I built a tool to use it (since running it in bulk against PDFs in a bucket took a few too many steps) and wrote about my experiences with it here: https://simonwillison.net/2022/Jun/30/s3-ocr/

[+] amelius|3 years ago|reply

Great that it works for you, but I'm not too happy about big companies assuming that my product is connected to the internet.

[+] driscoll42|3 years ago|reply

For some comparison, I recently did an OCR comparison for some work for a professor. To set some context, all documents were 1960s era typed or handwritten documents in English, specifically from this archive - http://allenarchive.iac.gatech.edu/. I hand transcribed 50 documents to use as a base comparison and ran them through the various OCR engines getting the results below.

                           Overall       Typed  Handwritten
  OCR Engine          Leven   Cosine  Leven   Cosine  Leven   Cosine
  Amazon Textract     91.63%  98.14%  92.07%  98.76%  87.99%  92.10%
  Google Vision       93.05%  97.97%  93.84%  98.99%  85.86%  88.11%
  Microsoft Azure     80.32%  95.61%  80.65%  96.20%  79.14%  90.21%
  TrOCR               78.66%  93.97%  80.64%  96.65%  59.96%  67.89%
  PaddleOCR           84.82%  90.73%  88.60%  96.28%  49.64%  37.58%
  Tesseract           86.67%  89.53%  91.14%  95.63%  44.54%  31.39%
  Easy OCR            81.79%  85.07%  85.50%  91.89%  46.87%  19.23%
  Keras OCR           58.03%  83.57%  59.32%  89.98%  46.08%  21.20%

Leven is Levenshtein Distance. Overall is a weighted average of typed vs handwritten, 90/10 if I recall correctly. All results were run on my personal machine with a 5950X, 128 GB RAM, and a RTX 3080.

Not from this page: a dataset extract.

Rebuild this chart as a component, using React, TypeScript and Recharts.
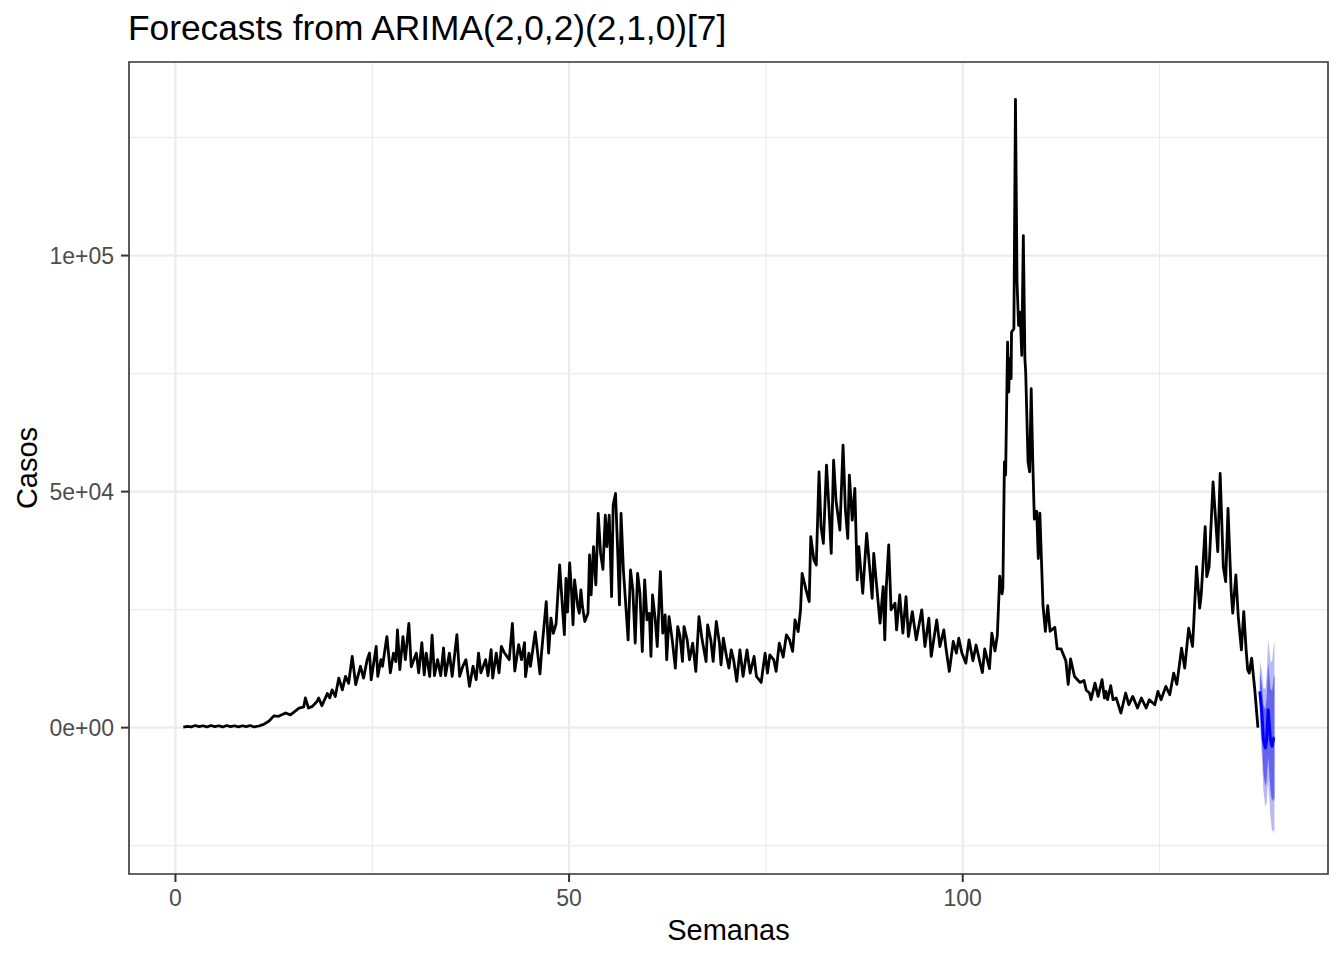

From my analysis the Amazon Textract was excellent, the best of all the paid ones, and while TrOCR and PaddleOCR were the best FOSS ones, the issue with them is that they require a GPU while Tesseract I could use on CPU alone. For instance to OCR all 50 documents.

  Tessearct       1:19
  TrOCR (GPU)    27:33
  TrOCR (CPU)  3:04:22

TrOCR is great if you need to do a few or have GPUs to burn, but Tesseract is by far better if you need good enough for a large volume of documents, and for my project the intent was to make a software plugin that could be sent to libraries/universities, CPU is king.

[+] llaolleh|3 years ago|reply

This would probably make a good blog post!

[+] bufo|3 years ago|reply

The iOS / Apple OCR Swift API is drastically better than the ones I’ve tried online (eg. Microsoft) or the open source ones (Tesseract). Highly recommended. You can get fairly high throughput with M1 chips. The CNN is accelerated by the neural chip and the language model is accelerated by the GPU.

[+] bee_rider|3 years ago|reply

I'm not sure if it is related, but I noticed recently while taking a photo of some really poorly lit text that the iPhone camera managed to pick it up and enhance it into legibility. Impressive feature and nice attention to detail on their part.

[+] pronoiac|3 years ago|reply

I went looking for a similar comparison a few months ago, and saw this: https://research.aimultiple.com/ocr-accuracy/ It compared ABBYY FineReader 15, Amazon Textract, Google Cloud Platform Vision API, Microsoft Azure Computer Vision API, and Tesseract OCR Engine. I ended up using OCRmyPDF / Tesseract out of convenience, but doing a second pass with Google Cloud Vision, AWS Textract, or Abbyy is somewhere on my to-do list.

[+] ce4|3 years ago|reply

I went with this instead of OCRmyPDF:

https://gitlab.com/kebekus/scantools/

[+] mcswell|3 years ago|reply

Several years ago, we did a project attempting to develop methods to OCR bilingual dictionaries. We just used Tesseract, because we were trying to develop methods to put stuff into particular fields (headword, part of speech, translations etc.), not compare OCR methods. As you might guess, there were lots of problems. But what really surprised me was that it was completely inaccurate in detecting bold characters--whereas I could detect bolding while standing far enough away from an image that I couldn't make out individual characters. And bold detection was crucial for parsing out some of the fields. (A more recent version of Tesseract doesn't even try to detect bold, afaict.)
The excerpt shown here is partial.